One of the most memorable learnings for me came from a rare occasion to visit a spiritual leader from the Mapuche community, the local indigenous tribe in the southern Andes. In the most exquisite and poetic language—woven with heartfelt chanting and countless references to his and his ancestral dreams—the machi (shaman) elaborated his introduction around the fireplace in his ruka house, “For Mapuche people, our children learn to become soil first.” 4
This powerful intergenerational affirmation struck me as an epiphany. My eyes were burning from the smoky air, as my mind swelled with wonder. If this had been the first lesson of my life, what kind of cosmovision would I have grown up with? Would it be all about learning from fauna and flora? Knowledge about farming or foraging? Having different kinds of kin? About reciprocity? The equality of living rights among beings? The cancellation of property ownership? The cycles of matter and life? What—and how long— does it take to form soil? Running with my train of thought with contemporary vernaculars, my mind was completely blown open as the machi contrasted this trajectory with the Western idea of the self, “Then, we learn to become we, and finally to maybe think about who I am.”
“Becoming soil” was the first deep time thinking exercise for me. Soil is never pure. Soil is all inclusive. Always be-with. It is fluid and transforming. It is the milk of mother earth. It is where death belongs. If we all learned to become soil, the world wouldn’t be full of ego, of every I roaming around to claim borders. We would be soft and softer in making offerings for others. It was one of the most queer statements I could possibly imagine, and I knew I was not just listening to the machi’s voice at that point. I was listening to them—the words from him and his ancestors, the animals sharing his territory and his dreams, the echoes in the water and the mountain around—in anthropologist Marisol de la Cadena’s word, from the “earth beings,” which refers to “a presence that blurred the known distinction between humans and nature…Emerging from these relations is a socio-natural region that participates of more than one mode of being.”5
On another raining morning, our guest lecturer, Pedro Drapela Morin, led us into the microscopic world of bryophyte. We sauntered into the miniature forest along the creek, and learned about their cross-species symbiotic strategy for survival and collaboration. It seems that mosses lent us some soft magic, as our sense of spatial scale shifted and our attention turned to different textures and details.
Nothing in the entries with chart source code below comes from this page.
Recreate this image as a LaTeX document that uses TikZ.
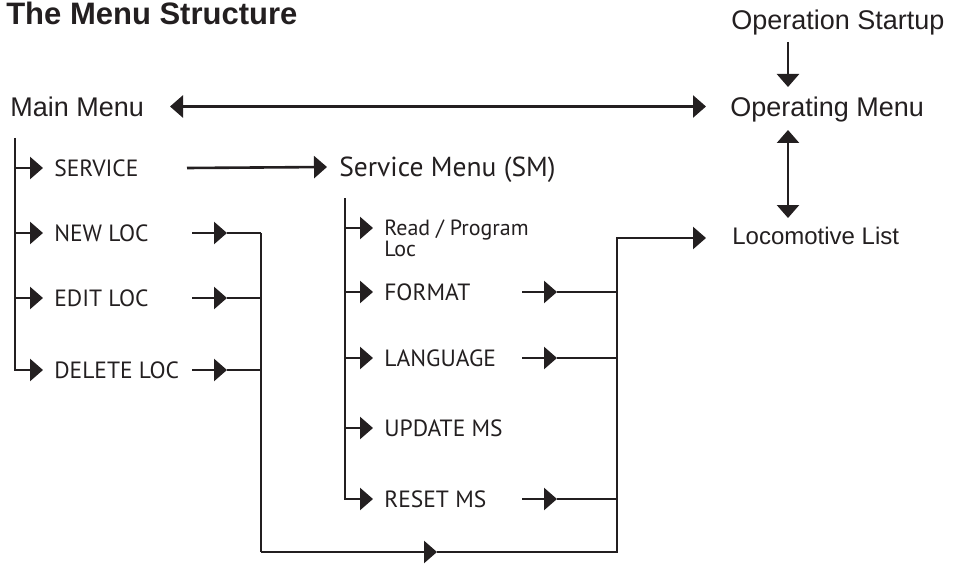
\documentclass[tikz,border=0pt]{standalone}
\usepackage{fontspec}
\setmainfont{Liberation Sans}
\newfontfamily\myr{PT Sans}
\usetikzlibrary{arrows.meta,calc}
\definecolor{ink}{HTML}{231F20}
\begin{document}
\begin{tikzpicture}[x=1pt,y=-1pt,
  line width=2.6pt, draw=ink, text=ink,
  arr/.style={-{Triangle[length=13pt,width=22pt]}},
  darr/.style={{Triangle[length=13pt,width=22pt]}-{Triangle[length=13pt,width=22pt]}},
  big/.style={font=\fontsize{27}{30}\selectfont, anchor=west, inner sep=0pt, text height=19.3pt, text depth=0pt},
  mid/.style={font=\fontsize{24}{26}\selectfont, anchor=west, inner sep=0pt, text height=17.2pt, text depth=0pt},
  sub/.style={font=\myr\fontsize{23.5}{26}\selectfont, anchor=west, inner sep=0pt, text height=16.5pt, text depth=0pt},
  subl/.style={font=\myr\fontsize{27.5}{30}\selectfont, anchor=west, inner sep=0pt, text height=19.3pt, text depth=0pt}
]
\useasboundingbox (0,0) rectangle (965,564);

% texts
\node[font=\bfseries\fontsize{31}{33}\selectfont, anchor=base west, inner sep=0pt] (title) at (5,25) {The Menu Structure};
\node[big] (os) at (730,20) {Operation Startup};
\node[big] (om) at (729,107) {Operating Menu};
\node[big] (mm) at (9,107) {Main Menu};
\node[mid] (ll) at (731,236) {Locomotive List};
\node[subl] (sm) at (338,167) {Service Menu (SM)};
\node[sub] (sv) at (53,168) {SERVICE};
\node[sub] (nl) at (53,233) {NEW LOC};
\node[sub] (el) at (53,298) {EDIT LOC};
\node[sub] (dl) at (53,370) {DELETE LOC};
\node[font=\myr\fontsize{22}{20}\selectfont, anchor=base west, inner sep=0pt] (rp) at (383,235) {\vtop{\hbox{Read / Program}\hbox{Loc}}};
\node[sub] (fm) at (383,292) {FORMAT};
\node[sub] (lg) at (383,358) {LANGUAGE};
\node[sub] (up) at (383,428) {UPDATE MS};
\node[sub] (rs) at (383,499) {RESET MS};

% top right
\coordinate (mmR) at (170,106.5);
\coordinate (omL) at (706,106.5);
\draw[darr] (mmR) -- (omL);
\coordinate (osB) at (788,42);
\coordinate (omT) at (788,87);
\draw[arr] (osB) -- (omT);
\coordinate (omB) at (788,130);
\coordinate (llT) at (788,218);
\draw[darr] (omB) -- (llT);

% main menu tree
\coordinate (t0) at (15,138);
\draw[arr] (t0) |- ([xshift=-10pt]dl.west);
\foreach \n in {sv,nl,el}{
  \draw[arr] (t0 |- \n.west) -- ([xshift=-10pt]\n.west);
}
\draw[arr] ($(sv.west)+(134,0)$) -- ([xshift=-11pt]sm.west);

% bus coordinates
\coordinate (b1) at (261,552);
\coordinate (b2) at (617,552);
\coordinate (bt) at (437,552);
\coordinate (lle) at (706,238);

\foreach \n in {nl,el,dl}{
  \coordinate (\n-s) at ($(\n.west)+(139,0)$);
  \coordinate (\n-t) at ($(\n.west)+(174,0)$);
  \draw[arr] (\n-s) -- (\n-t);
  \draw (\n-t) -- (\n-t -| b1);
}
\draw (b1 |- nl.west) -- (b1);
\draw[arr] (b1) -- (bt);
\draw[arr] (bt) -- (b2) |- (lle);

% service menu tree
\coordinate (s0) at (345,198);
\coordinate (rpy) at (373,228);
\draw[arr] (s0) |- ([xshift=-10pt]rs.west);
\draw[arr] (s0 |- rpy) -- (rpy);
\foreach \n in {fm,lg,up}{
  \draw[arr] (s0 |- \n.west) -- ([xshift=-10pt]\n.west);
}
\foreach \n in {fm,lg,rs}{
  \coordinate (\n-s) at ($(\n.west)+(139,0)$);
  \coordinate (\n-t) at ($(\n.west)+(174,0)$);
  \draw[arr] (\n-s) -- (\n-t);
  \draw (\n-t) -- (\n-t -| b2);
}
\end{tikzpicture}
\end{document}
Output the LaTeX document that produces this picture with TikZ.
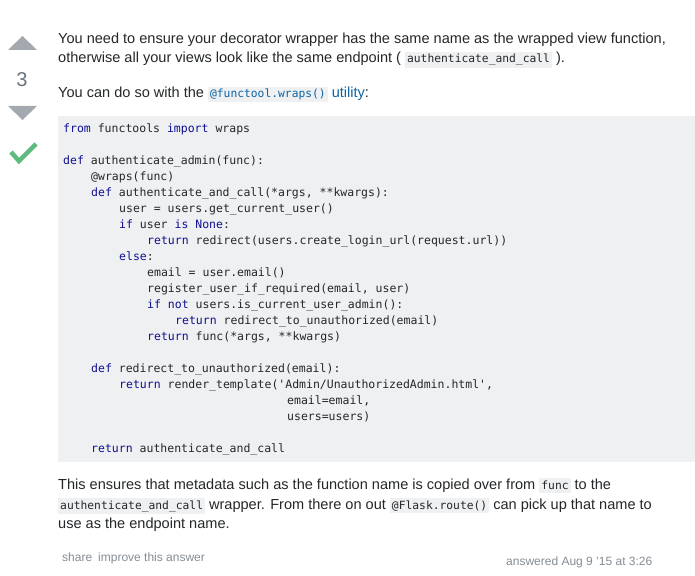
\documentclass[tikz,border=0pt]{standalone}
\usepackage{fontspec}
\setmainfont{Liberation Sans}
\setmonofont{DejaVu Sans Mono}
\definecolor{codebg}{HTML}{EFF0F1}
\definecolor{txt}{HTML}{242729}
\definecolor{kw}{HTML}{101094}
\definecolor{vote}{HTML}{A3A9AE}
\definecolor{votenum}{HTML}{6A737C}
\definecolor{accept}{HTML}{5FBA7D}
\definecolor{linkc}{HTML}{0C65A5}
\definecolor{meta}{HTML}{848D95}
\newcommand\kw[1]{\textcolor{kw}{#1}}
\newcommand\ic[1]{{\setlength\fboxsep{2pt}\colorbox{codebg}{\fontsize{11.3}{12}\ttfamily\vphantom{Ay}#1}}}
\begin{document}
\begin{tikzpicture}[x=1pt,y=-1pt,
  para/.style={anchor=base west,inner sep=0,font=\fontsize{14.55}{17}\selectfont,text=txt},
  code/.style={anchor=base west,inner sep=0,font=\fontsize{11.5}{16}\ttfamily,text=txt},
  metatext/.style={anchor=base west,inner sep=0,font=\fontsize{12}{14}\selectfont,text=meta}]
\useasboundingbox[fill=white] (0,0) rectangle (695,575);
% vote column
\fill[vote] (8,50) -- (22.5,36) -- (37,50) -- cycle;
\node[inner sep=0,font=\fontsize{20}{22}\selectfont,text=votenum] (votes) at (22,80) {3};
\fill[vote] (8,106) -- (22.5,120) -- (37,106) -- cycle;
\draw[accept,line width=4.5pt] (11,152) -- (19,161) -- (36,144);
% text
\node[para] (l1) at (58,44) {You need to ensure your decorator wrapper has the same name as the wrapped view function,};
\node[para] (l2) at (58,63) {otherwise all your views look like the same endpoint ( \ic{authenticate\_and\_call} ).};
\node[para] (l3) at (58,98) {You can do so with the \ic{\textcolor{linkc}{@functool.wraps()}} \textcolor{linkc}{utility}:};
% code block
\fill[codebg] (58,116) rectangle (695,462);
\node[code] (c1) at (63,132) {\kw{from} functools \kw{import} wraps};
\node[code] (c2) at (63,164) {\kw{def} authenticate\_admin(func):};
\node[code] (c3) at (91,180) {@wraps(func)};
\node[code] (c4) at (91,196) {\kw{def} authenticate\_and\_call(*args, **kwargs):};
\node[code] (c5) at (119,212) {user = users.get\_current\_user()};
\node[code] (c6) at (119,228) {\kw{if} user \kw{is} \kw{None}:};
\node[code] (c7) at (147,244) {\kw{return} redirect(users.create\_login\_url(request.url))};
\node[code] (c8) at (119,260) {\kw{else}:};
\node[code] (c9) at (147,276) {email = user.email()};
\node[code] (c10) at (147,292) {register\_user\_if\_required(email, user)};
\node[code] (c11) at (147,308) {\kw{if} \kw{not} users.is\_current\_user\_admin():};
\node[code] (c12) at (175,324) {\kw{return} redirect\_to\_unauthorized(email)};
\node[code] (c13) at (147,340) {\kw{return} func(*args, **kwargs)};
\node[code] (c14) at (91,372) {\kw{def} redirect\_to\_unauthorized(email):};
\node[code] (c15) at (119,388) {\kw{return} render\_template('Admin/UnauthorizedAdmin.html',};
\node[code] (c16) at (287,404) {email=email,};
\node[code] (c17) at (287,420) {users=users)};
\node[code] (c18) at (91,452) {\kw{return} authenticate\_and\_call};
% closing text
\node[para] (p1) at (58,489) {This ensures that metadata such as the function name is copied over from \ic{func} to the};
\node[para] (p2) at (58,509) {\ic{authenticate\_and\_call} wrapper. From there on out \ic{@Flask.route()} can pick up that name to};
\node[para] (p3) at (58,528) {use as the endpoint name.};
% footer
\node[metatext] (share) at (62,561) {share\hspace{6pt}improve this answer};
\node[metatext] (answered) at (506,565) {answered Aug 9 '15 at 3:26};
\end{tikzpicture}
\end{document}
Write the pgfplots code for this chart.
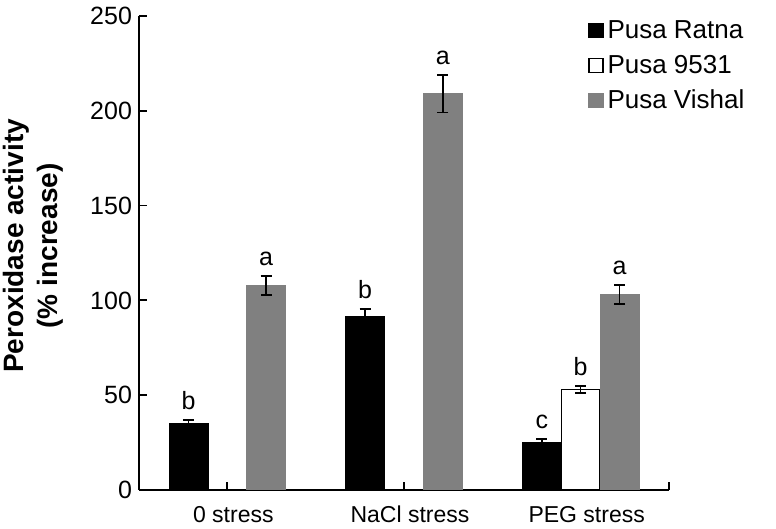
\documentclass[border=0pt]{standalone}
\usepackage{fontspec}
\setmainfont{Liberation Sans}
\usepackage{pgfplots}
\pgfplotsset{compat=1.18}
\usepackage{pgfplotstable}

% group position, mean, error, letter
\pgfplotstableread{
x y err lab
1 35 2 b
2 91.5 4 b
3 25 2 c
}\ratna
\pgfplotstableread{
x y err lab
3 53 2 b
}\ninefivethreeone
\pgfplotstableread{
x y err lab
1 108 5 a
2 209 10 a
3 103 5 a
}\vishal

\begin{document}
\begin{tikzpicture}
\useasboundingbox (0,0) rectangle (388pt,264.5pt);
\begin{axis}[
  at={(69.5pt,19.5pt)}, anchor=south west,
  scale only axis, width=265pt, height=237pt,
  ybar, bar width=0.22,
  xmin=0.5, xmax=3.5, ymin=0, ymax=250,
  axis x line*=bottom, axis y line*=left,
  axis line style={line width=0.9pt, -},
  xtick={1,2,3}, xticklabels={0 stress, NaCl stress, PEG stress},
  extra x ticks={3.5}, extra x tick labels={},
  ytick={0,50,...,250},
  tick align=inside,
  major tick length=4pt,
  tick style={line width=0.9pt, black},
  /pgf/number format/assume math mode=true,
  x tick label style={font=\fontsize{11.5}{14}\selectfont, yshift=-4.5pt, xshift=3pt},
  y tick label style={font=\fontsize{12.5}{15}\selectfont},
  ylabel={Peroxidase activity\\(\% increase)},
  ylabel style={align=center, font=\bfseries\fontsize{14}{17}\selectfont,
    at={(axis description cs:-0.13,0.515)}, anchor=south},
  legend style={at={(axis description cs:0.847,1.0)}, anchor=north west,
    draw=none, fill=none, font=\fontsize{13}{15}\selectfont,
    row sep=2.8pt, inner sep=0pt},
  legend cell align=left,
  every axis plot post/.append style={
    legend image code/.code={\draw[##1, line width=0.6pt] (0pt,-3.5pt) rectangle (7pt,3.5pt);}},
  nodes near coords, point meta=explicit symbolic,
  visualization depends on={\thisrow{err} \as \err},
  every node near coord/.append style={font=\fontsize{12.5}{15}\selectfont,
    anchor=south, yshift=\err*0.948pt+1.5pt},
  error bars/y dir=both, error bars/y explicit,
  error bars/error bar style={line width=0.8pt, black},
  error bars/error mark options={line width=0.8pt, black, mark size=2.75pt, rotate=90},
]
\addplot[fill=black, draw=black, bar shift=-0.22]
  table[x=x, y=y, y error=err, meta=lab] {\ratna};
\addlegendentry{Pusa Ratna}
\addplot[fill=white, draw=black, line width=0.7pt, bar shift=0]
  table[x=x, y=y, y error=err, meta=lab] {\ninefivethreeone};
\addlegendentry{Pusa 9531}
\addplot[fill=black!50, draw=black!50, bar shift=0.22]
  table[x=x, y=y, y error=err, meta=lab] {\vishal};
\addlegendentry{Pusa Vishal}
\end{axis}
\end{tikzpicture}
\end{document}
After the observation session, our following conversation somehow became extremely gentle and caring—encompassing our cultures and ways of beings. It felt like a group of strangers had suddenly taken a collective leap into an abyss, engaging in soul-to-soul dialogue. Later we came up with our secret lexicon: “lichen hour”—to name those moments that we collapse and cuddle together when we feel vulnerable and depending on one another. Lichen hour was how we acknowledged our personal limits and embraced an extended body to laugh and cry within. I didn’t know lichen could teach me love until that moment revealed it.
My roommate Marit Mihklepp, an artist from Estonia, collected stones for her work. Our room was filled with volcano stones and river stones, hand-picked from the nearby canyon. On our walks around the valley, we encountered delicate frost flowers blossoming on stones I was almost lured to harvest; stones that could be opened like 3D puzzles; and stones that crumbled between our fingers. I was led to wonder, among our room display, how stone always silently dances with great force on Earth, while we are mostly busy dancing with humans. This thought led to another flash from the residency. On one of our jolly dancing nights (there wasn’t much to do in a rural farm house with no internet and light too dim to read) we were caught off guard, half naked, tipsy and red-faced, by the arrival of our guest lecturer. Milton Almonacid, a Mapuche philosophy academic and our weekly special guest, walked into the living room with his mother. We rushed to get more properly dressed and switch off the music, not knowing what kind of serious brain exercise awaited us the next morning.
Milton elaborated on how the Western idea of growth and progress, connected to the linear time notion, diminishes other temporalities, rhythms, orientations. In a full lecture supported by both historical facts and observation of our everyday practice and pursuit, he argued that this process ultimately leads to an unsustainable dead end. After presenting a comparative reading on the Mapuche notion of time, he then challenged us to consider what we would be willing to give up—if we could live with less than what we were born with—and engaged us in the workshop exercise focused on “de-growth,” rather than accumulation and efficiency in our lives. It was not an easy exercise, but rather a hard punch that forced us to delve into our everyday politics and life purpose. How do we quench our relentless desire for more, and for normative social establishment? I did not and could not acquire any easy answers. However, during that six-week residency in the colorful autumn, I was repeatedly prompted to contemplate how I might synchronize my rhythm with other beings, instead of following standard Greenwich time. I learned it from fungi, lichen, stone, celestial bodies and my new Mapuche friends. I learned it from my loved ones, in multiple forms.